## Exercise instructions
Take from the listing each line that has the string "size".

## Provided data
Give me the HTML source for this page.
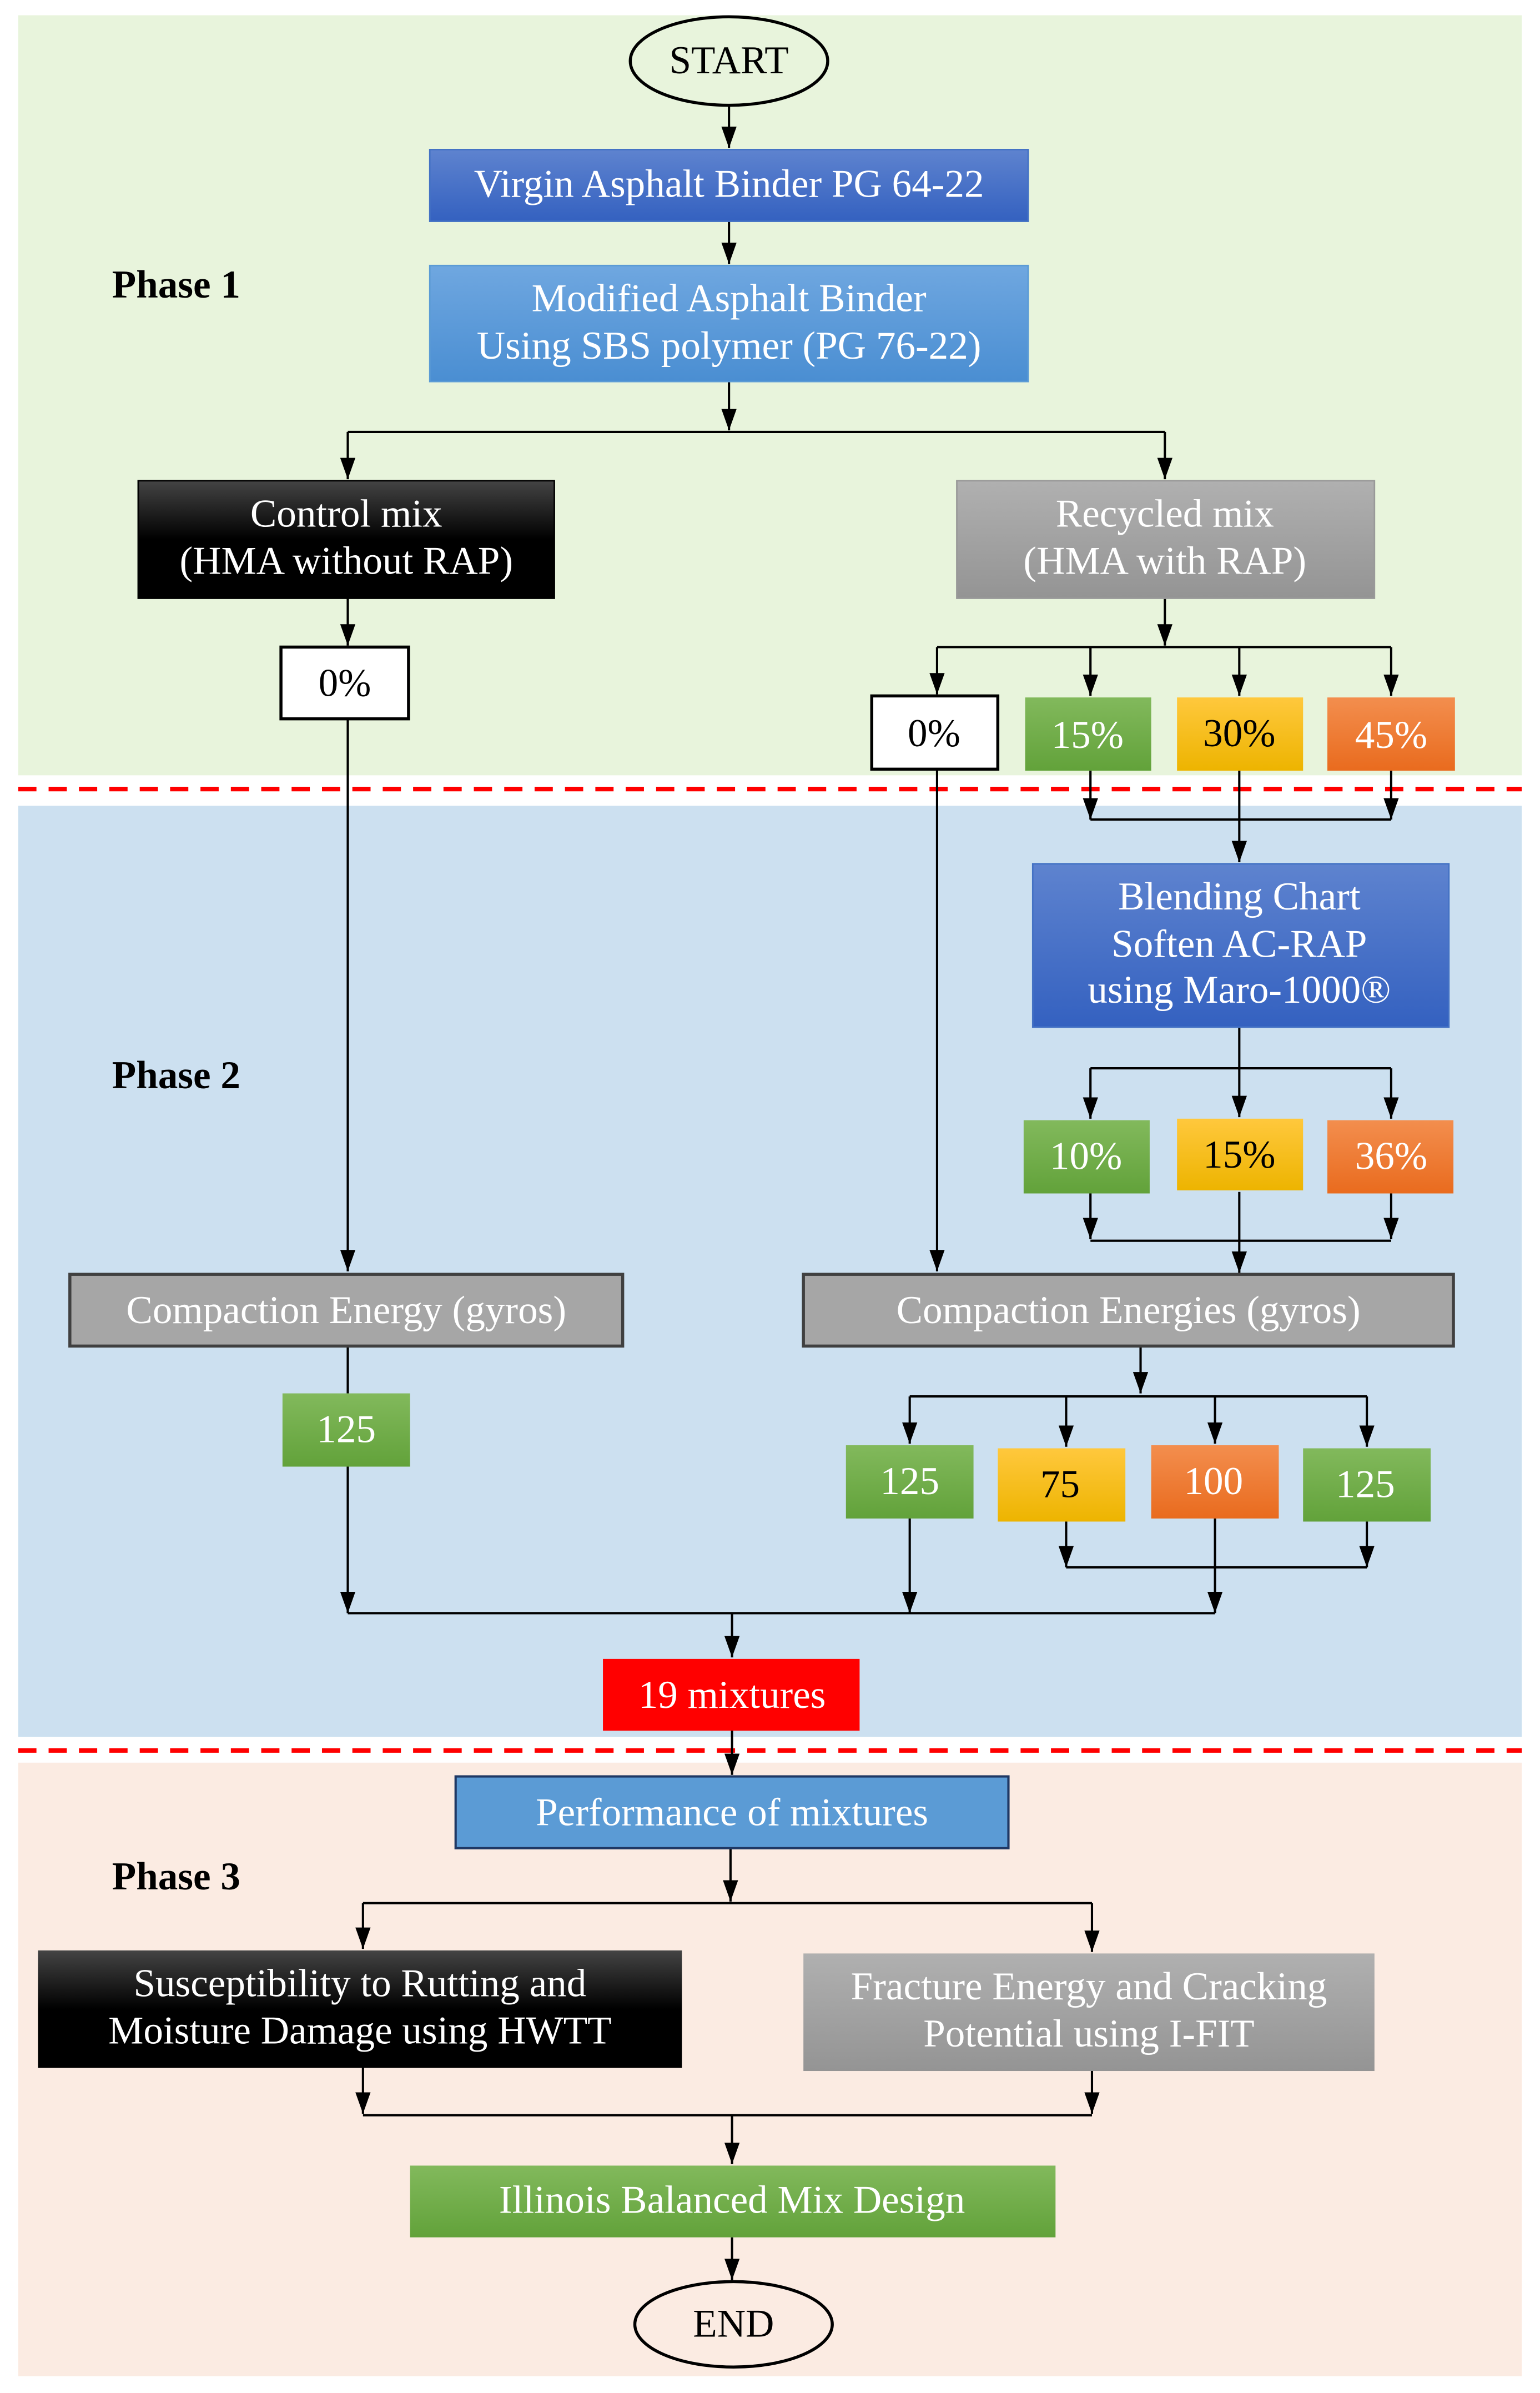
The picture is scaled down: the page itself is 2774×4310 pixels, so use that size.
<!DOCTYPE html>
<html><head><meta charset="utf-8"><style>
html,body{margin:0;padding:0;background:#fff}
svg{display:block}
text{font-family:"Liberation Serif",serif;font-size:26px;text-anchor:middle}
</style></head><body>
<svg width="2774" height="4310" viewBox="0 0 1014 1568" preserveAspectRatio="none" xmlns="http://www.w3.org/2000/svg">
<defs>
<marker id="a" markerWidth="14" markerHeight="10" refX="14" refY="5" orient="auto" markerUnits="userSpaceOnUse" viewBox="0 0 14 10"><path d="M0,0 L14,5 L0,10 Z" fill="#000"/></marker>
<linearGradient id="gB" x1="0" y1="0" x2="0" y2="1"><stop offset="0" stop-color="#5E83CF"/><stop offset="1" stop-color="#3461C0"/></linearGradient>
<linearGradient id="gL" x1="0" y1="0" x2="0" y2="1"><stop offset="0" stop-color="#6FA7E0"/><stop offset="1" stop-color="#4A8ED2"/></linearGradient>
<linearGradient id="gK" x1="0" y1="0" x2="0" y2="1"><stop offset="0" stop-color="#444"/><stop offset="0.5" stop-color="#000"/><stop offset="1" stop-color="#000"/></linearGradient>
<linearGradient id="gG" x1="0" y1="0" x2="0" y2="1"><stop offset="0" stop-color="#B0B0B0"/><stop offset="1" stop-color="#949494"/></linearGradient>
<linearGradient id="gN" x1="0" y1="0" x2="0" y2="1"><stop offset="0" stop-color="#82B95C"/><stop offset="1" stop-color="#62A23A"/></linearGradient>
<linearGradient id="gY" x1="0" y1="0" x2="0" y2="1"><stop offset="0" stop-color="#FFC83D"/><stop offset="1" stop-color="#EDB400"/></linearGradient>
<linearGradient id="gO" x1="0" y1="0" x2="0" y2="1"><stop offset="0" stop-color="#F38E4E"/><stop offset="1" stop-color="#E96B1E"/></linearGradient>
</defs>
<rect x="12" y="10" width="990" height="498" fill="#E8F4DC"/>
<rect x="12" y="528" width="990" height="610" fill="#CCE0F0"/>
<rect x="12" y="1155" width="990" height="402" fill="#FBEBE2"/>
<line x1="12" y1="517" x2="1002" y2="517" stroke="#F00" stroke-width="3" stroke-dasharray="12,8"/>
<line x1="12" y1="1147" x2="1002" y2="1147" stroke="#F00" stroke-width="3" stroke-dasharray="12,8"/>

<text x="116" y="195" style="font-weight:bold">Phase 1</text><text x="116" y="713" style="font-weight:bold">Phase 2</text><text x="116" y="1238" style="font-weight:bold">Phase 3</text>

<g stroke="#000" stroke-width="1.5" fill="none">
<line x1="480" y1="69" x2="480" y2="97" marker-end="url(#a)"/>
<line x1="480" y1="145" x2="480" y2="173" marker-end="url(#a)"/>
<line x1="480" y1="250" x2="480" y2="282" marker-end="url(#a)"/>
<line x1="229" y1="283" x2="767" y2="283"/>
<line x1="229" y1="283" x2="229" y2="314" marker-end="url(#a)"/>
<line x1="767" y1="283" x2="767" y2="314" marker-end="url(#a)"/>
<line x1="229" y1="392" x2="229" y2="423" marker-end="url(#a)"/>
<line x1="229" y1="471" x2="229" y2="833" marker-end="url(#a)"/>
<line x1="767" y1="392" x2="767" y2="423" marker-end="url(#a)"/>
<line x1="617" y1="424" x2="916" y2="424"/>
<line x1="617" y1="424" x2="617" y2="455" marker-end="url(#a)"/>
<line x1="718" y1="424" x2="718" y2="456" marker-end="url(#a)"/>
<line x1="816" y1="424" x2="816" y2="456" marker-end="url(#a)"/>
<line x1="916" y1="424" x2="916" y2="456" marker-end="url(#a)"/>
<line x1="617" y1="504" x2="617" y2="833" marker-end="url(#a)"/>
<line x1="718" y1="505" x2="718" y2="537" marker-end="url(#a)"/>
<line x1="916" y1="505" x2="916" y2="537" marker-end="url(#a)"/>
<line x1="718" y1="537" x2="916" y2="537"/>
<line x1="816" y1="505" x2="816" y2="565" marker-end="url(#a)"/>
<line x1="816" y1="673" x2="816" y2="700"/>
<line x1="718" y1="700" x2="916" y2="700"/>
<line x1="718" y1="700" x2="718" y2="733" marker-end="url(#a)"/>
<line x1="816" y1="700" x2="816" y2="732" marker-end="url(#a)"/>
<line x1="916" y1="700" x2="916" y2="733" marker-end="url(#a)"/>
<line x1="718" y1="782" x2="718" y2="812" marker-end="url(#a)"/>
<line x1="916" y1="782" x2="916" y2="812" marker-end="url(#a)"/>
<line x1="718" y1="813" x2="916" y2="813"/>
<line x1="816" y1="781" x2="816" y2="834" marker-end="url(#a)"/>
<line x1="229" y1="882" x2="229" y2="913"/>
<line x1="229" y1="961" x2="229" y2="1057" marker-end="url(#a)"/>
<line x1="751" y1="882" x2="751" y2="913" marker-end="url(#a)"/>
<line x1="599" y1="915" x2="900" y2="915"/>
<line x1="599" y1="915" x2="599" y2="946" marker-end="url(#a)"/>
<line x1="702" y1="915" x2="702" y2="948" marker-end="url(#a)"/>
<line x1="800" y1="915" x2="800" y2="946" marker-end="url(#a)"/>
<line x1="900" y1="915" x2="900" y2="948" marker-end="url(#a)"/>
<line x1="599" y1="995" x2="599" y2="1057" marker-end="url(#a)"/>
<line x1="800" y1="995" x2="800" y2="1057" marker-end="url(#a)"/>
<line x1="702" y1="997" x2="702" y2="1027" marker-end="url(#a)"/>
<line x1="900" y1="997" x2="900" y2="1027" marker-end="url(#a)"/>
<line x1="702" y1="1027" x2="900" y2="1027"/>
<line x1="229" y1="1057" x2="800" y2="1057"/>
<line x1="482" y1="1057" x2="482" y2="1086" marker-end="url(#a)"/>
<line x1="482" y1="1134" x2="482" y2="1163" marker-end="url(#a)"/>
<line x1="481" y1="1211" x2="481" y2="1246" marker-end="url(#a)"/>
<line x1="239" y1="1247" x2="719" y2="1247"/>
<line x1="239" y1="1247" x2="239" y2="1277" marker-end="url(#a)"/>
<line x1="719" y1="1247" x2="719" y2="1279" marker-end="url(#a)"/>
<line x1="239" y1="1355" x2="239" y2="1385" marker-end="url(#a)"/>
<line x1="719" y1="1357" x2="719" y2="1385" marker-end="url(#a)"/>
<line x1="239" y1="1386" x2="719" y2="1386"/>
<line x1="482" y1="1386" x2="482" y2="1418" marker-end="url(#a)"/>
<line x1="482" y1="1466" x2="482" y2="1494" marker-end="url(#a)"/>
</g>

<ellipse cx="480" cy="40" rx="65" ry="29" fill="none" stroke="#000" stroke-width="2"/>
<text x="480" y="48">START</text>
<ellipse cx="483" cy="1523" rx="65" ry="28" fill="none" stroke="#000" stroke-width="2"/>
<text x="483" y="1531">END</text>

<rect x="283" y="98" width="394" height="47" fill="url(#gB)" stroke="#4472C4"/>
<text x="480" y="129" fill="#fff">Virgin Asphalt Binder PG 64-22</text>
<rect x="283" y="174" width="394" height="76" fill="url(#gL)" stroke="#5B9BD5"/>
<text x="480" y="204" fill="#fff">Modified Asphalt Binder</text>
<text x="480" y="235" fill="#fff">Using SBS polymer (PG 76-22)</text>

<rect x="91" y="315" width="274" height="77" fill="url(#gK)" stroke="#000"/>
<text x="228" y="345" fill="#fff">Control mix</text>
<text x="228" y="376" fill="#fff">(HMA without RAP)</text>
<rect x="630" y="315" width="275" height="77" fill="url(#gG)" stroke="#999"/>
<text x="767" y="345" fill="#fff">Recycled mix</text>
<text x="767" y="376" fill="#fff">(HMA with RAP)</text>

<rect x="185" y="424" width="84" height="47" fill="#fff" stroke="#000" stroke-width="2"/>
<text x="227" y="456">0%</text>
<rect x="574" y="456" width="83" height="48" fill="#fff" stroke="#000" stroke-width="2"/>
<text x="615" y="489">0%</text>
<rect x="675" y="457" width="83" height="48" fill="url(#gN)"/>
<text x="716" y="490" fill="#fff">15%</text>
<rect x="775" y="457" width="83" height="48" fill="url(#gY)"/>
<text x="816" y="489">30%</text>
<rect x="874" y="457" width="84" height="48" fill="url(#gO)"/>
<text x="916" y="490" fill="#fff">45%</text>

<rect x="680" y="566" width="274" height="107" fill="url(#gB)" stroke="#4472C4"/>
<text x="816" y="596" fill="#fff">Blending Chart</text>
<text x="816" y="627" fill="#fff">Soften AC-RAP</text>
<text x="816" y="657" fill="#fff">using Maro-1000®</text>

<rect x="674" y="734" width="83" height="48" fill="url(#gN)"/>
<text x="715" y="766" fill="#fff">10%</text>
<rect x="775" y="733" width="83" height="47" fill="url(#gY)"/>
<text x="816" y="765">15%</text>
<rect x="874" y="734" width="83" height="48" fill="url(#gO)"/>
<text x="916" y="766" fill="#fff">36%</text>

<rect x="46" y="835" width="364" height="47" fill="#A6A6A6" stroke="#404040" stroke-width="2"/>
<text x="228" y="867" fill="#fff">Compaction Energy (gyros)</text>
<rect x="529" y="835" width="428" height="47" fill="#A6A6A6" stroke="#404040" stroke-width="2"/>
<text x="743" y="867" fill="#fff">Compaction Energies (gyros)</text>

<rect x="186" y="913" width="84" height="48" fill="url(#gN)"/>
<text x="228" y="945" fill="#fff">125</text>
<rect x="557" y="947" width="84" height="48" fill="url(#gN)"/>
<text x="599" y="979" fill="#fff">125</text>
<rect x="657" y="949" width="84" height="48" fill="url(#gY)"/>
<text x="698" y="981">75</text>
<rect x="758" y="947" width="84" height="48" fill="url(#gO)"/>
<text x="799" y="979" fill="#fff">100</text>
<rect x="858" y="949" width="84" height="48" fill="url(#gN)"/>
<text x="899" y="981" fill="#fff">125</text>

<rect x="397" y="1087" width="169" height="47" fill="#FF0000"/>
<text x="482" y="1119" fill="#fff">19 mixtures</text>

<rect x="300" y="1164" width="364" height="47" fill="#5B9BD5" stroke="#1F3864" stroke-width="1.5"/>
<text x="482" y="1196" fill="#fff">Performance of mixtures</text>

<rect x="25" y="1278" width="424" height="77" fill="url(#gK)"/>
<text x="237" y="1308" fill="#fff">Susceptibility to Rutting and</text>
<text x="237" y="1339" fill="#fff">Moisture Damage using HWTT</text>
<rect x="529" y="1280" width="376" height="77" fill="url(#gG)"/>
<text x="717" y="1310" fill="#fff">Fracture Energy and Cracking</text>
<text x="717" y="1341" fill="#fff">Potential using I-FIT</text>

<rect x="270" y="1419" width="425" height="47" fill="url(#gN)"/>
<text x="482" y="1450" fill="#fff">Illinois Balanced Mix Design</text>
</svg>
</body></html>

## Written response
The picture is scaled down: the page itself is 2774×4310 pixels, so use that size.
text{font-family:"Liberation Serif",serif;font-size:26px;text-anchor:middle}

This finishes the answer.